■ Collected material:
· · · · · · ·
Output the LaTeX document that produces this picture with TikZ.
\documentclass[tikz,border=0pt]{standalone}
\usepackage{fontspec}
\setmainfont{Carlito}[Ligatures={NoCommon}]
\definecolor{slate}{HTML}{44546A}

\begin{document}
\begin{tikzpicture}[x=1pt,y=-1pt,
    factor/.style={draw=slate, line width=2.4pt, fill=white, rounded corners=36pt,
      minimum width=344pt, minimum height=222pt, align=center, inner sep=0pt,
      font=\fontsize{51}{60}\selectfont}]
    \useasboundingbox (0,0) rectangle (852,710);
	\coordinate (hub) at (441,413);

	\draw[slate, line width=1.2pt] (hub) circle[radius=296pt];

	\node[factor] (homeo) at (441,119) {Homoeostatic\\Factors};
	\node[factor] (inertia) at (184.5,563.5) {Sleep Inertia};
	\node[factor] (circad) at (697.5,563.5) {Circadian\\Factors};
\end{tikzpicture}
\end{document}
· · · · · · ·
■ The request: Write out the full listing exactly as given.

■ Answer for the task:
Output the LaTeX document that produces this picture with TikZ.
\documentclass[tikz,border=0pt]{standalone}
\usepackage{fontspec}
\setmainfont{Carlito}[Ligatures={NoCommon}]
\definecolor{slate}{HTML}{44546A}

\begin{document}
\begin{tikzpicture}[x=1pt,y=-1pt,
    factor/.style={draw=slate, line width=2.4pt, fill=white, rounded corners=36pt,
      minimum width=344pt, minimum height=222pt, align=center, inner sep=0pt,
      font=\fontsize{51}{60}\selectfont}]
    \useasboundingbox (0,0) rectangle (852,710);
	\coordinate (hub) at (441,413);

	\draw[slate, line width=1.2pt] (hub) circle[radius=296pt];

	\node[factor] (homeo) at (441,119) {Homoeostatic\\Factors};
	\node[factor] (inertia) at (184.5,563.5) {Sleep Inertia};
	\node[factor] (circad) at (697.5,563.5) {Circadian\\Factors};
\end{tikzpicture}
\end{document}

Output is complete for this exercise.